There are five main limitations to our work. First, our work was exclusively focused on news circulation, and, as such, we did not address its actual consumption (e.g., we cannot determine the number of users who actually read and believed the content from the posted news URLs, but could only determine the number of those who were potentially exposed).

Second, our project solely relied on Reddit data, and we do not know whether our results generalize to other platforms. Reddit is an anonymous platform without the concept of ‘friends’, unlike many other social networks. As such, Reddit users are less likely to form echo chambers. Hence, geographically-bounded information spreading is more likely to stem, not from belonging to the same circles of friends (as in other social networks), but from sharing similar interests. We cannot be sure that Reddit does not have a mechanism under the hood that encourages geographically-bounded interactions; however, since users are free to create and join subreddits of interest, that does not seem likely. Moreover, in Supplementary Material, we showed that interactions on Facebook are even more geographically localized that those on Reddit, suggesting that geographic segregation might play an even stronger role on Facebook.

Third, we approximated a user’s geolocation at the state level because that was the granularity allowed by Reddit. The probabilistic procedure with which Reddit users were geolocated effectively works at state level (e.g., correlation of .89 to .95 of the number of users with census population)38,90. However, it limits the ability to disentangle news circulation between urban and rural areas. A state’s personality and culture, socioeconomic, and political attributes can vary significantly from one sub-region to another, including between rural and urban areas in the same state91. Future work might attempt to perform a similar geolocation analysis at a finer granularity (e.g., at city level) on platforms that allow for it.

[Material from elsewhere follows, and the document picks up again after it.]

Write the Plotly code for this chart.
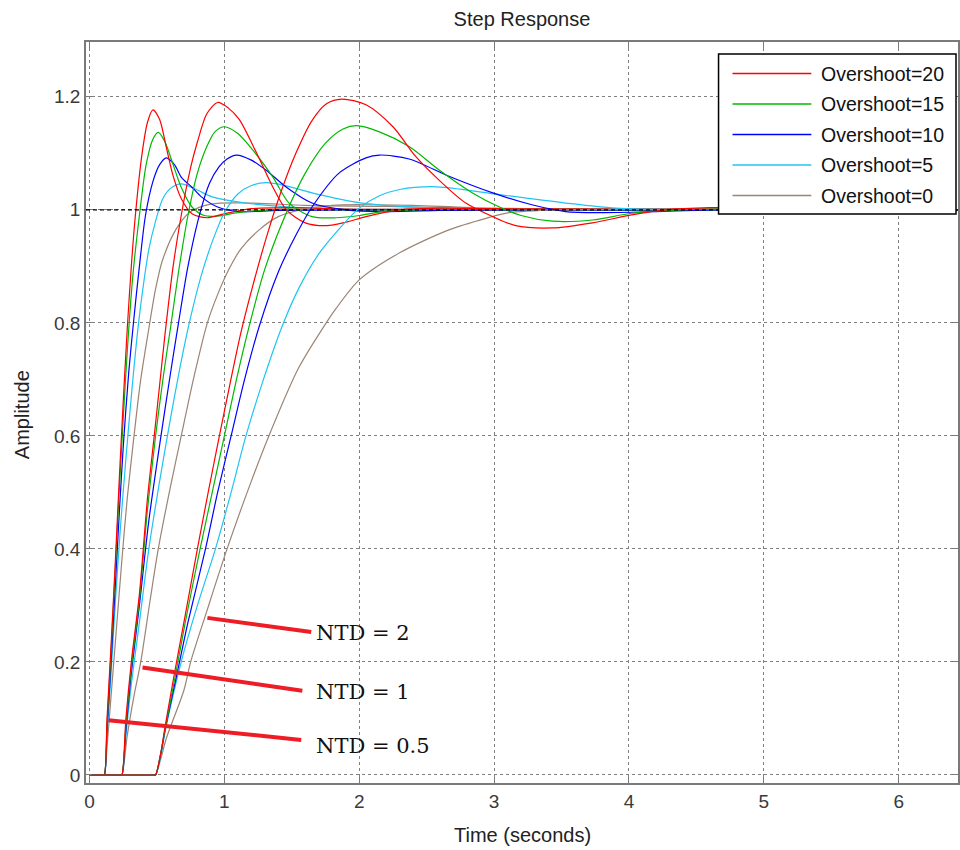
import plotly.graph_objects as go

# ---------------- data ----------------
overshoot_levels = [20, 15, 10, 5, 0]
ntd_levels = [0.5, 1, 2]
steady_state = 1.0

# NTD = 0.5
t_ntd05_os20 = [0, 0.10, 0.11, 0.13, 0.16, 0.19, 0.22, 0.25, 0.28, 0.31, 0.34, 0.39, 0.43, 0.47, 0.52, 0.57, 0.62, 0.68, 0.76, 0.87, 1.0, 1.2, 1.5, 2.0, 6.5]
a_ntd05_os20 = [0, 0, 0, 0.10, 0.23, 0.37, 0.52, 0.66, 0.79, 0.90, 0.99, 1.10, 1.155, 1.177, 1.16, 1.11, 1.06, 1.02, 0.993, 0.986, 0.993, 1.002, 1.004, 1.001, 1.0]
t_ntd05_os15 = [0, 0.10, 0.11, 0.13, 0.16, 0.19, 0.22, 0.25, 0.28, 0.32, 0.37, 0.42, 0.47, 0.51, 0.56, 0.62, 0.68, 0.76, 0.85, 0.95, 1.1, 1.4, 2.0, 6.5]
a_ntd05_os15 = [0, 0, 0, 0.09, 0.22, 0.36, 0.50, 0.63, 0.75, 0.88, 0.99, 1.08, 1.125, 1.137, 1.12, 1.08, 1.04, 1.005, 0.99, 0.989, 0.995, 1.001, 1.0, 1.0]
t_ntd05_os10 = [0, 0.10, 0.11, 0.13, 0.16, 0.19, 0.22, 0.25, 0.29, 0.33, 0.37, 0.415, 0.47, 0.52, 0.57, 0.63, 0.68, 0.76, 0.83, 0.95, 1.1, 1.4, 2.0, 6.5]
a_ntd05_os10 = [0, 0, 0, 0.08, 0.20, 0.33, 0.46, 0.58, 0.71, 0.81, 0.90, 0.99, 1.05, 1.08, 1.092, 1.08, 1.058, 1.04, 1.023, 1.005, 0.997, 0.999, 1.0, 1.0]
t_ntd05_os5 = [0, 0.10, 0.11, 0.13, 0.16, 0.19, 0.23, 0.27, 0.31, 0.35, 0.39, 0.44, 0.49, 0.54, 0.60, 0.68, 0.80, 0.91, 1.16, 1.5, 2.0, 6.5]
a_ntd05_os5 = [0, 0, 0, 0.07, 0.18, 0.30, 0.44, 0.56, 0.67, 0.77, 0.85, 0.93, 0.98, 1.018, 1.038, 1.046, 1.035, 1.023, 1.012, 1.005, 1.001, 1.0]
t_ntd05_os0 = [0, 0.10, 0.11, 0.13, 0.16, 0.20, 0.24, 0.28, 0.33, 0.38, 0.44, 0.49, 0.54, 0.64, 0.74, 0.9, 1.2, 1.6, 2.2, 3.0, 6.5]
a_ntd05_os0 = [0, 0, 0, 0.05, 0.14, 0.26, 0.38, 0.49, 0.60, 0.70, 0.79, 0.86, 0.91, 0.965, 0.995, 1.01, 1.012, 1.008, 1.006, 1.002, 1.0]

# NTD = 1
t_ntd1_os20 = [0, 0.23, 0.24, 0.27, 0.31, 0.37, 0.43, 0.48, 0.52, 0.56, 0.62, 0.68, 0.75, 0.80, 0.87, 0.95, 1.03, 1.11, 1.24, 1.36, 1.46, 1.6, 1.76, 1.9, 2.05, 2.3, 2.6, 3.0, 6.5]
a_ntd1_os20 = [0, 0, 0, 0.10, 0.20, 0.32, 0.49, 0.60, 0.69, 0.78, 0.90, 0.99, 1.075, 1.12, 1.17, 1.19, 1.18, 1.16, 1.10, 1.04, 1.0, 0.977, 0.972, 0.978, 0.988, 1.0, 1.003, 1.002, 1.0]
t_ntd1_os15 = [0, 0.23, 0.24, 0.27, 0.31, 0.37, 0.43, 0.49, 0.55, 0.60, 0.66, 0.73, 0.80, 0.87, 0.93, 1.0, 1.1, 1.21, 1.36, 1.48, 1.65, 1.83, 2.0, 2.17, 2.5, 3.0, 6.5]
a_ntd1_os15 = [0, 0, 0, 0.09, 0.19, 0.31, 0.47, 0.60, 0.71, 0.79, 0.89, 0.99, 1.065, 1.112, 1.138, 1.147, 1.135, 1.106, 1.058, 1.012, 0.988, 0.986, 0.99, 0.997, 1.001, 1.001, 1.0]
t_ntd1_os10 = [0, 0.23, 0.24, 0.27, 0.31, 0.37, 0.44, 0.53, 0.60, 0.66, 0.73, 0.82, 0.89, 0.96, 1.02, 1.09, 1.2, 1.31, 1.46, 1.65, 1.9, 2.2, 2.6, 3.0, 6.5]
a_ntd1_os10 = [0, 0, 0, 0.08, 0.18, 0.30, 0.45, 0.60, 0.71, 0.80, 0.90, 0.995, 1.047, 1.076, 1.09, 1.097, 1.088, 1.07, 1.04, 1.012, 1.0, 0.997, 0.999, 1.0, 1.0]
t_ntd1_os5 = [0, 0.23, 0.24, 0.27, 0.31, 0.37, 0.44, 0.52, 0.60, 0.67, 0.74, 0.83, 0.92, 1.0, 1.1, 1.2, 1.31, 1.45, 1.65, 2.02, 2.5, 3.0, 6.5]
a_ntd1_os5 = [0, 0, 0, 0.07, 0.16, 0.27, 0.40, 0.52, 0.63, 0.72, 0.80, 0.885, 0.95, 0.995, 1.028, 1.043, 1.048, 1.043, 1.03, 1.012, 1.004, 1.001, 1.0]
t_ntd1_os0 = [0, 0.23, 0.24, 0.28, 0.33, 0.38, 0.45, 0.51, 0.60, 0.68, 0.78, 0.874, 0.95, 1.03, 1.12, 1.26, 1.4, 1.53, 1.8, 2.1, 2.4, 3.0, 6.5]
a_ntd1_os0 = [0, 0, 0, 0.07, 0.14, 0.20, 0.31, 0.40, 0.51, 0.60, 0.71, 0.80, 0.85, 0.893, 0.93, 0.965, 0.988, 0.998, 1.008, 1.009, 1.008, 1.003, 1.0]

# NTD = 2
t_ntd2_os20 = [0, 0.48, 0.49, 0.53, 0.56, 0.63, 0.70, 0.80, 0.88, 0.963, 1.04, 1.12, 1.21, 1.31, 1.41, 1.53, 1.65, 1.76, 1.87, 2.05, 2.25, 2.42, 2.59, 2.79, 2.99, 3.16, 3.43, 3.73, 4.02, 4.27, 4.6, 5.2, 5.8, 6.5]
a_ntd2_os20 = [0, 0, 0, 0.04, 0.085, 0.18, 0.27, 0.40, 0.50, 0.60, 0.69, 0.78, 0.865, 0.95, 1.025, 1.10, 1.158, 1.188, 1.196, 1.186, 1.147, 1.094, 1.053, 1.012, 0.988, 0.972, 0.968, 0.977, 0.991, 1.0, 1.004, 1.004, 1.001, 1.0]
t_ntd2_os15 = [0, 0.48, 0.49, 0.53, 0.56, 0.64, 0.71, 0.82, 0.91, 1.0, 1.09, 1.185, 1.3, 1.46, 1.6, 1.75, 1.88, 1.98, 2.15, 2.37, 2.59, 2.84, 3.04, 3.2, 3.43, 3.73, 4.02, 4.4, 5.0, 6.5]
a_ntd2_os15 = [0, 0, 0, 0.04, 0.08, 0.18, 0.27, 0.40, 0.50, 0.60, 0.70, 0.795, 0.895, 0.995, 1.065, 1.118, 1.143, 1.149, 1.138, 1.112, 1.071, 1.03, 1.005, 0.99, 0.98, 0.982, 0.994, 1.0, 1.002, 1.0]
t_ntd2_os10 = [0, 0.48, 0.49, 0.53, 0.56, 0.65, 0.73, 0.86, 0.95, 1.05, 1.15, 1.26, 1.4, 1.53, 1.65, 1.85, 2.05, 2.15, 2.37, 2.67, 2.99, 3.28, 3.53, 3.78, 4.2, 4.6, 6.5]
a_ntd2_os10 = [0, 0, 0, 0.04, 0.08, 0.18, 0.27, 0.40, 0.50, 0.60, 0.70, 0.795, 0.89, 0.955, 1.005, 1.065, 1.092, 1.097, 1.09, 1.059, 1.03, 1.009, 0.997, 0.995, 0.997, 1.0, 1.0]
t_ntd2_os5 = [0, 0.48, 0.49, 0.53, 0.56, 0.68, 0.80, 0.934, 1.05, 1.16, 1.29, 1.43, 1.56, 1.7, 1.85, 2.0, 2.15, 2.3, 2.54, 2.8, 3.04, 3.53, 3.9, 4.5, 6.5]
a_ntd2_os5 = [0, 0, 0, 0.035, 0.075, 0.20, 0.30, 0.40, 0.50, 0.60, 0.70, 0.795, 0.865, 0.922, 0.966, 1.003, 1.025, 1.036, 1.041, 1.035, 1.027, 1.012, 1.003, 1.0, 1.0]
t_ntd2_os0 = [0, 0.48, 0.49, 0.53, 0.57, 0.70, 0.75, 0.87, 1.02, 1.2, 1.33, 1.55, 1.755, 1.83, 2.0, 2.3, 2.67, 2.94, 3.11, 3.5, 4.0, 6.5]
a_ntd2_os0 = [0, 0, 0, 0.03, 0.065, 0.15, 0.20, 0.29, 0.40, 0.52, 0.60, 0.72, 0.80, 0.826, 0.876, 0.924, 0.965, 0.985, 0.995, 1.0, 1.001, 1.0]

x_ticks = [0, 1, 2, 3, 4, 5, 6]
y_ticks = [0, 0.2, 0.4, 0.6, 0.8, 1.0, 1.2]
y_tick_labels = ["0", "0.2", "0.4", "0.6", "0.8", "1", "1.2"]

curves = {
    (0.5, 20): (t_ntd05_os20, a_ntd05_os20), (0.5, 15): (t_ntd05_os15, a_ntd05_os15),
    (0.5, 10): (t_ntd05_os10, a_ntd05_os10), (0.5, 5): (t_ntd05_os5, a_ntd05_os5),
    (0.5, 0): (t_ntd05_os0, a_ntd05_os0),
    (1, 20): (t_ntd1_os20, a_ntd1_os20), (1, 15): (t_ntd1_os15, a_ntd1_os15),
    (1, 10): (t_ntd1_os10, a_ntd1_os10), (1, 5): (t_ntd1_os5, a_ntd1_os5),
    (1, 0): (t_ntd1_os0, a_ntd1_os0),
    (2, 20): (t_ntd2_os20, a_ntd2_os20), (2, 15): (t_ntd2_os15, a_ntd2_os15),
    (2, 10): (t_ntd2_os10, a_ntd2_os10), (2, 5): (t_ntd2_os5, a_ntd2_os5),
    (2, 0): (t_ntd2_os0, a_ntd2_os0),
}

# ---------------- styling ----------------
colors = {20: "#ff0000", 15: "#00b800", 10: "#0000ff", 5: "#1ec4f4", 0: "#9c8474"}
W, H = 960, 850
ML, MR, MT, MB = 86, 0, 42, 67
PW, PH = W - ML - MR, H - MT - MB
FONT = "Liberation Sans"


def px_to_paper(px, py):
    return (px - ML) / PW, (H - MB - py) / PH


fig = go.Figure()

for ntd in ntd_levels:
    for os_ in reversed(overshoot_levels):
        t, a = curves[(ntd, os_)]
        fig.add_trace(go.Scatter(
            x=t, y=a, mode="lines",
            line=dict(color=colors[os_], width=1.2, shape="spline", smoothing=0.8),
            name=f"Overshoot={os_}", legendgroup=str(os_), showlegend=False,
            hoverinfo="skip"))

shapes = []
annotations = []

# steady-state dashed line
shapes.append(dict(type="line", xref="paper", x0=0, x1=1, yref="y",
                   y0=steady_state, y1=steady_state, layer="above",
                   line=dict(color="black", width=1.2, dash="4px,3px")))

# NTD pointer annotations
ntd_ptrs = [
    ("NTD = 2", (0.874, 0.278), (1.644, 0.253), 0.251),
    ("NTD = 1", (0.393, 0.190), (1.578, 0.149), 0.147),
    ("NTD = 0.5", (0.141, 0.097), (1.570, 0.062), 0.051),
]
for label, p0, p1, ty in ntd_ptrs:
    shapes.append(dict(type="line", xref="x", yref="y", x0=p0[0], y0=p0[1],
                       x1=p1[0], y1=p1[1], layer="above",
                       line=dict(color="#ee1c25", width=4)))
    annotations.append(dict(x=1.667, y=ty, xref="x", yref="y", text=label,
                            showarrow=False, xanchor="left", yanchor="middle",
                            font=dict(family="DejaVu Serif", size=21, color="#111")))

# legend (box + samples + text)
bx0, by0 = px_to_paper(720, 214)
bx1, by1 = px_to_paper(958, 54)
shapes.append(dict(type="rect", xref="paper", yref="paper", x0=bx0, y0=by0,
                   x1=bx1, y1=by1, fillcolor="white", layer="above",
                   line=dict(color="black", width=1.5)))
for i, os_ in enumerate(overshoot_levels):
    py = 73.5 + i * 30.5
    lx0, ly = px_to_paper(734, py)
    lx1, _ = px_to_paper(813, py)
    shapes.append(dict(type="line", xref="paper", yref="paper", x0=lx0, x1=lx1,
                       y0=ly, y1=ly, layer="above",
                       line=dict(color=colors[os_], width=1.5)))
    tx, _ = px_to_paper(821, py)
    annotations.append(dict(x=tx, y=ly, xref="paper", yref="paper",
                            text=f"Overshoot={os_}", showarrow=False,
                            xanchor="left", yanchor="middle",
                            font=dict(family=FONT, size=19.5, color="#111")))

# axis titles
_, ax_y = px_to_paper(523, 835)
annotations.append(dict(x=0.5, y=ax_y, xref="paper", yref="paper", text="Time (seconds)",
                        showarrow=False, xanchor="center", yanchor="middle",
                        font=dict(family=FONT, size=20, color="#222")))
ay_x, ay_y = px_to_paper(22, 415)
annotations.append(dict(x=ay_x, y=ay_y, xref="paper", yref="paper", text="Amplitude",
                        showarrow=False, textangle=-90, xanchor="center", yanchor="middle",
                        font=dict(family=FONT, size=20, color="#222")))

axis_common = dict(
    showgrid=True, gridcolor="#808080", griddash="3px,3px", gridwidth=1,
    zeroline=False, showline=True, linecolor="#7a7a7a", linewidth=1.5,
    mirror="ticks", ticks="inside", ticklen=6, tickcolor="#7a7a7a",
    tickfont=dict(family=FONT, size=19, color="#3a3a3a"),
)

fig.update_layout(
    width=W, height=H,
    margin=dict(l=ML, r=MR, t=MT, b=MB),
    paper_bgcolor="white", plot_bgcolor="white",
    showlegend=False,
    title=dict(text="Step Response", x=0.5, xref="paper", y=1 - 19 / H, yref="container",
               xanchor="center", yanchor="middle",
               font=dict(family=FONT, size=20, color="#222")),
    xaxis=dict(range=[-0.026, 6.44], tickvals=x_ticks, ticktext=[str(v) for v in x_ticks],
               **axis_common),
    yaxis=dict(range=[-0.0142, 1.297], tickvals=y_ticks, ticktext=y_tick_labels,
               **axis_common),
    shapes=shapes, annotations=annotations,
)

fig.write_html("out.html")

Fourth, we labeled articles to represent misinformation based on their publishers and not on their content. This approach is widely used in misinformation studies39, in part because it is hard to label every single article, and do so accurately, as this would require extensive investigation of what is true and what is false in each single event being covered. (For the same reasons, selection bias may arise when using article-level labels, as fact-checkers are time and resource constrained and might select only certain types of news that they consider significant and newsworthy.) A recent study showed that corporate fake news is negatively associated with a company’s contemporaneous abnormal return and positively associated with contemporaneous abnormal turnover, and this result was independent of whether fakeness was defined using publisher-level or article-level credibility scores92. We also performed a Groundtruth Labels Robustness Check (in Supplemental Information) against trustworthiness scores provided by professional fact-checkers. We found following trustworthiness scores for each of our categories: reputable (0.66), low-credibility (0.1) and fake news sites (0.02), indicating that our publisher-level credibility scores align well with the article-level ratings by professional fact-checkers.

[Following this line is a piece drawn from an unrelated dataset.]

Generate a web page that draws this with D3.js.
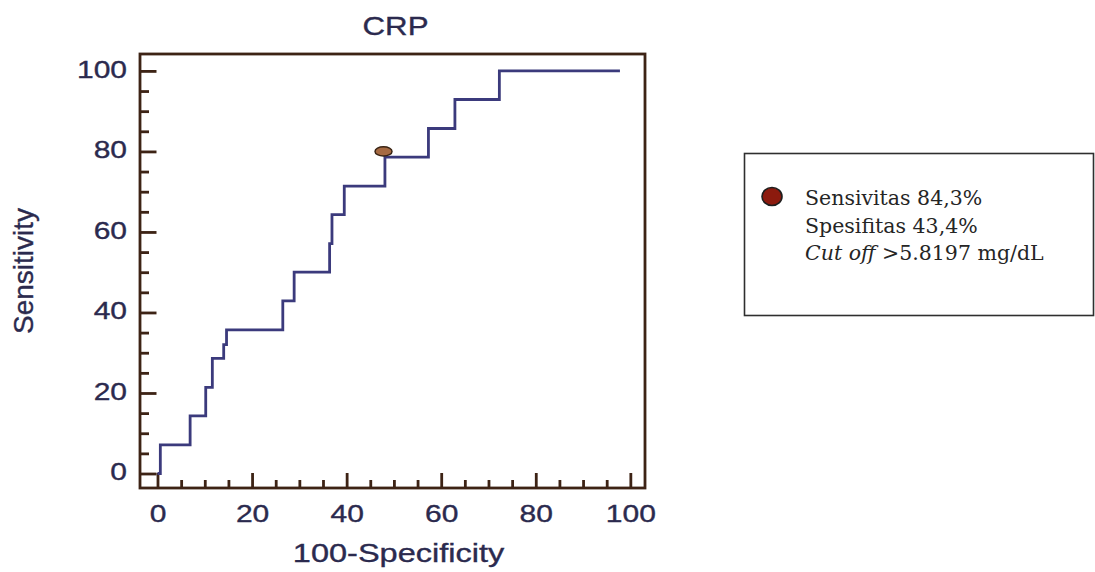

Fifth, our data did not contain comments that were deleted prior to being collected by pushshift.io. As such, we could not examine whether those deleted comments contained news URLs. In particular, comments that were removed by Automoderator (bots) were unavailable to us, as these comments were removed as soon as they were posted. Nevertheless, the Reddit dataset from  pushshift.io remains one of the most comprehensive datasets available37. Furthermore, reputable news is unlikely to be removed by moderators, and our observations for true news still showed the prominent role of regional personality and culture, speaking to the robustness of our findings.